3. yarn.scheduler.maximum-allocation-mb   = 8024 - Will i  be able to increase the more than 8GB if I have enough Ram in my system.
 
Thanks for the help

avatar
Champion

yarn.scheduler.maximum-allocation-mb - This is the max memory that a single container can get

yarn.nodemanager.resource.memory-mb  - This is how much memory per NM is allocated for containers

 

I always set yarn.scheduler.maximum-allocation-mb eqaul to yarn.nodemanager.resource.memory-mb as the single largest container I could do on a host would be the amount of memory on a host allocated for YARN.

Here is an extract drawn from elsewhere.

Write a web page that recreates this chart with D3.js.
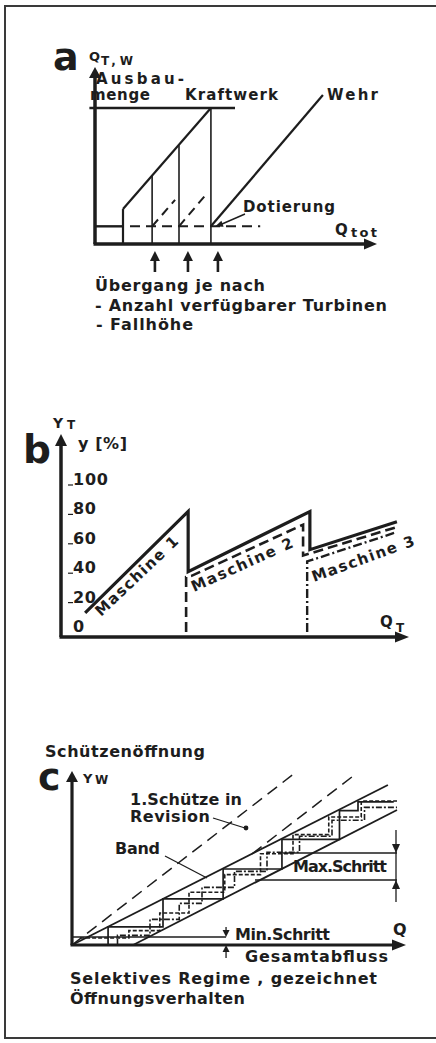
<!DOCTYPE html>
<html>
<head>
<meta charset="utf-8">
<script src="https://cdn.jsdelivr.net/npm/d3@7"></script>
<style>
    body { margin: 0; background: #fff; }
    svg { display: block; font-family: "DejaVu Sans", "Liberation Sans", sans-serif; font-weight: bold; }
</style>
</head>
<body>
<svg id="chart" width="436" height="1043"></svg>
<script>
// --- panel a: Q_T,W over Q_tot (units 0..100, 100 = Ausbaumenge)
const aDotierung = 13
const aAusbau = 100
const aAusbauRange = [-2, 50]
const aBase = [[0, 13], [10, 13]]
const aKraftwerk = [[10, 25.7], [41.4, 100]]
const aTransitions = [10, 20.4, 30, 41.4]
const aTransitionTops = [25.7, 50.3, 72.7, 100]
const aDashedSlants = [[[20.4, 13], [28.6, 32.4]], [[30, 13], [40.4, 38.2]]]
const aDotierungDash = [12.5, 59]
const aWehr = [[41.4, 13], [81.4, 109.6]]
const aArrowsAt = [21.4, 33.2, 43.9]

// --- panel b: y [%] over Q_T
const bTicks = [0, 20, 40, 60, 80, 100]
const bSolid = [[7.1, 13], [37.4, 82], [37.4, 41], [73.2, 82], [73.2, 56], [98.8, 75]]
const bDashed = [[36.8, 0], [36.8, 37.4], [38.4, 38.2], [71.2, 73], [71.2, 52], [98.8, 71.4]]
const bDashDot = [[72.4, 0], [72.4, 48], [73.8, 49], [98.8, 68]]

// --- panel c: Y_W over Q
const cUpperBand = [[0, 0], [97.2, 100]]
const cLowerBand = [[18.8, 0], [100, 84.4]]
const cRevision1 = [[0, 0], [68.6, 107.5]]
const cRevision2 = [[55.4, 56.9], [87.7, 107.5]]
const cSolidSteps = [[11.1, 0], [11.1, 11.3], [28, 11.3], [28, 28.8], [46.5, 28.8], [46.5, 47.5],
    [64.6, 47.5], [64.6, 66], [82.3, 66], [82.3, 84], [88, 84], [88, 89.4], [99, 89.4]]
const cDashedSteps = [[2.5, 4.4], [17.5, 4.4], [17.5, 9], [27, 9], [27, 20], [36, 20], [36, 33],
    [47, 33], [47, 44], [58, 44], [58, 57], [68, 57], [68, 69], [79, 69], [79, 80], [89, 80], [89, 90], [100, 90]]
const cDashDotSteps = [[14, 0], [14, 6], [24, 6], [24, 16], [33, 16], [33, 26], [40, 26], [40, 36],
    [50, 36], [50, 46], [60, 46], [60, 58], [70, 58], [70, 68], [80, 68], [80, 78], [90, 78], [90, 86], [100, 86]]
const cMinStep = 5
const cMinStepEnd = 47.4
const cMaxSteps = [40.6, 57.5]
const cMaxStepStarts = [56.3, 64.9]

const ink = '#1d1d1d'
const svg = d3.select('#chart')

const drawLine = (g, pts, x, y, width, dash) =>
    g.append('path')
        .attr('d', d3.line().x(d => x(d[0])).y(d => y(d[1]))(pts))
        .attr('fill', 'none')
        .attr('stroke', ink)
        .attr('stroke-width', width)
        .attr('stroke-dasharray', dash || null)

const seg = (g, x1, y1, x2, y2, width) =>
    g.append('line')
        .attr('x1', x1).attr('y1', y1).attr('x2', x2).attr('y2', y2)
        .attr('stroke', ink).attr('stroke-width', width)

// filled arrow head, tip at (tx, ty), pointing along angle (deg, 0 = right, 90 = down)
const head = (g, tx, ty, angle, len, half) => {
    const a = angle * Math.PI / 180
    const bx = tx - len * Math.cos(a), by = ty - len * Math.sin(a)
    const px = -Math.sin(a) * half, py = Math.cos(a) * half
    g.append('path')
        .attr('d', `M${tx},${ty}L${bx + px},${by + py}L${bx - px},${by - py}Z`)
        .attr('fill', ink)
}

const addText = (g, str, x, y, size, width) => {
    const t = g.append('text')
        .attr('x', x).attr('y', y)
        .attr('fill', ink)
        .style('font-size', size + 'px')
        .text(str)
    if (width) t.attr('textLength', width).attr('lengthAdjust', 'spacing')
    return t
}

const addRotated = (g, str, x, y, angle, size, width) =>
    g.append('text')
        .attr('transform', `translate(${x},${y}) rotate(${angle})`)
        .attr('fill', ink)
        .style('font-size', size + 'px')
        .attr('textLength', width).attr('lengthAdjust', 'spacing')
        .text(str)

// frame
svg.append('path')
    .attr('d', 'M436,6H5V1038H436')
    .attr('fill', 'none').attr('stroke', '#3a3a3a').attr('stroke-width', 2)

// ---------------- panel a
const ga = svg.append('g')
const ax = d3.scaleLinear().domain([0, 100]).range([95, 375])
const ay = d3.scaleLinear().domain([0, 100]).range([244, 108])

seg(ga, ax(0), ay(0), ax(0), 77, 3.5)
head(ga, ax(0), 67, -90, 11, 6)
seg(ga, ax(0) - 1.5, ay(0), 366, ay(0), 3.5)
head(ga, 377, ay(0), 0, 13, 5.5)

drawLine(ga, [[aAusbauRange[0], aAusbau], [aAusbauRange[1], aAusbau]], ax, ay, 2.6)
drawLine(ga, aBase, ax, ay, 2.4)
drawLine(ga, aKraftwerk, ax, ay, 2.2)
aTransitions.forEach((t, i) => drawLine(ga, [[t, 0], [t, aTransitionTops[i]]], ax, ay, i === 0 ? 2.2 : 1.6))
aDashedSlants.forEach(s => drawLine(ga, s, ax, ay, 2, '9,6'))
drawLine(ga, [[aDotierungDash[0], aDotierung], [aDotierungDash[1], aDotierung]], ax, ay, 2, '10,6')
drawLine(ga, aWehr, ax, ay, 2.2)

aArrowsAt.forEach(a => {
    seg(ga, ax(a), 272, ax(a), 259, 2.6)
    head(ga, ax(a), 251, -90, 10, 5)
})

// Dotierung pointer
seg(ga, 245, 214, 222, 224, 1.4)
head(ga, 215, 226.5, 160, 8, 3.2)

addText(svg, 'a', 53, 70, 38)
addText(svg, 'Q', 89, 61, 13)
addText(svg, 'T,W', 101, 65, 12, 32)
addText(svg, 'Ausbau-', 96, 84, 15, 88)
addText(svg, 'menge', 90, 100, 15, 60)
addText(svg, 'Kraftwerk', 185, 100, 15, 93)
addText(svg, 'Wehr', 327, 100, 15, 51)
addText(svg, 'Dotierung', 243, 212, 15, 92)
addText(svg, 'Q', 335, 235, 15)
addText(svg, 'tot', 351, 237, 13, 26)
addText(svg, 'Übergang je nach', 95, 291, 16, 170)
addText(svg, '- Anzahl verfügbarer Turbinen', 95, 311, 16, 292)
addText(svg, '- Fallhöhe', 96, 330, 16, 97)

// ---------------- panel b
const gb = svg.append('g')
const bx = d3.scaleLinear().domain([0, 100]).range([61, 401])
const by = d3.scaleLinear().domain([0, 100]).range([632, 485])

seg(gb, bx(0), 637, bx(0), 445, 3.5)
head(gb, bx(0), 434, -90, 12, 6)
seg(gb, bx(0) - 1.5, 637, 396, 637, 3.5)
head(gb, 409, 637, 0, 14, 5.5)

bTicks.forEach(t => {
    if (t > 0) seg(gb, 68, by(t), 73, by(t), 1.2)
    addText(gb, String(t), 73, by(t), 16, t === 100 ? 35 : t === 0 ? null : 23)
})

drawLine(gb, bSolid, bx, by, 3.2).attr('stroke-linejoin', 'miter')
drawLine(gb, bDashed, bx, by, 2.6, '10,5')
drawLine(gb, bDashDot, bx, by, 2.4, '9,3,2,3')

addText(svg, 'b', 23, 463, 39)
addText(svg, 'Y', 53, 428, 14)
addText(svg, 'T', 67, 429, 12)
addText(svg, 'y [%]', 78, 449, 16, 49)
addText(svg, 'Q', 380, 627, 15)
addText(svg, 'T', 396, 632, 12)
addRotated(svg, 'Maschine 1', 101, 617, -43.5, 15, 108)
addRotated(svg, 'Maschine 2', 194, 592, -24.3, 15, 110)
addRotated(svg, 'Maschine 3', 314, 582, -20, 15, 108)

// ---------------- panel c
const gc = svg.append('g')
const cx = d3.scaleLinear().domain([0, 100]).range([72, 397])
const cy = d3.scaleLinear().domain([0, 100]).range([945, 785])

drawLine(gc, cRevision1, cx, cy, 1.5, '12,7')
drawLine(gc, cRevision2, cx, cy, 1.5, '12,7')
drawLine(gc, cUpperBand, cx, cy, 1.8)
drawLine(gc, cLowerBand, cx, cy, 1.8)
drawLine(gc, cSolidSteps, cx, cy, 1.7)
drawLine(gc, cDashedSteps, cx, cy, 1.6, '4,2')
drawLine(gc, cDashDotSteps, cx, cy, 1.6, '6,2,2,2')

drawLine(gc, [[0, cMinStep], [cMinStepEnd, cMinStep]], cx, cy, 1.6)
cMaxSteps.forEach((m, i) => drawLine(gc, [[cMaxStepStarts[i], m], [100, m]], cx, cy, 1.6))

// step size markers
seg(gc, 396, 830, 396, 902, 1.3)
head(gc, 396, cy(cMaxSteps[1]), 90, 9, 4)
head(gc, 396, cy(cMaxSteps[0]), -90, 9, 4)
seg(gc, cx(cMinStepEnd), 927, cx(cMinStepEnd), 932, 1.3)
head(gc, cx(cMinStepEnd), cy(cMinStep), 90, 7, 3.5)
seg(gc, cx(cMinStepEnd), 958, cx(cMinStepEnd), 950, 1.3)
head(gc, cx(cMinStepEnd), 945, -90, 7, 3.5)

seg(gc, cx(0), 945, cx(0), 781, 3.2)
head(gc, cx(0), 771, -90, 11, 6)
seg(gc, cx(0) - 1.5, 945, 394, 945, 3.2)
head(gc, 406, 945, 0, 14, 5.5)

// leaders
seg(gc, 213, 818, 245, 828, 1.3)
gc.append('circle').attr('cx', 246).attr('cy', 828).attr('r', 2.4).attr('fill', ink)
seg(gc, 165, 856, 207, 878, 1.3)

addText(svg, 'Schützenöffnung', 45, 757, 16, 160)
addText(svg, 'c', 38, 790, 38)
addText(svg, 'Y', 83, 783, 13)
addText(svg, 'W', 95, 784, 12)
addText(svg, '1.Schütze in', 130, 805, 16, 112)
addText(svg, 'Revision', 130, 822, 16, 80)
addText(svg, 'Band', 115, 854, 16, 45)
addText(svg, 'Max.Schritt', 293, 872, 16, 94)
addText(svg, 'Min.Schritt', 235, 940, 16, 95)
addText(svg, 'Q', 393, 935, 16)
addText(svg, 'Gesamtabfluss', 245, 962, 16, 143)
addText(svg, 'Selektives Regime , gezeichnet', 70, 984, 16, 307)
addText(svg, 'Öffnungsverhalten', 70, 1004, 16, 175)
</script>
</body>
</html>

You can set the yarn.scheduler.maximum-allocation-mb to any value, as mention it should not exceed what you set for yarn.nodemanager.resource.memory-mb.  If it does, it won't harm anything until someone tries to get a container > yarn.nodemanager.resource.memory-mb.

 

You might be able to set the configuration like this:

 

mapreduce.task.io.sort.mb = 4gb - I can do this . 

 

The issue is that the sort buffer is part of the heap of the mapper.  For instance a mapper of 3 GB and a heap of 2.5 GB would mean that the sort buffer could quickly fill up the 2.5 GB of heap available.  You may not always hit OOM but it is likely due to the poor configuration.  In summary yarn.nodemanager.resource.memory-mb > mapreduce.map.memory.mb > mapreduce.task.io.sort.  It is not mandatory to increase the mapreduce.map.memory.mb if you increase the sort buffer.

 

Lets use another example, say you are using 4 GB container with a heap of 3.2 heap.  You are spilling a lot of records because you still are using the default sort buffer size.  So you increase it to 1 GB.  You just shrunk the available memory of your heap from 3.1 GB (3.2 - 100 M, roughly) to 2.2 GB (3.2 - 1).  To compensate you could just increase your heap, and along with that your mapper memory.  In ths example it would then look like 5 GB container, 4.2 GB heap, and 1 GB sort buffer.

avatar
Explorer

@mbigelow

Thanks for the explanation with example. its clear.

One last clarification 

The default - yarn.scheduler.maximum-allocation-mb   = 8024 - Will i  be able to increase more than 8GB if I have enough Ram in my system.

avatar
Champion
Yes. That settings only effect it to put a cap on how large a container can be. It does not mean that your containers will be this size. The yarn.scheduler.minimum-allocation-mb will set the container size if one is not provided by the user.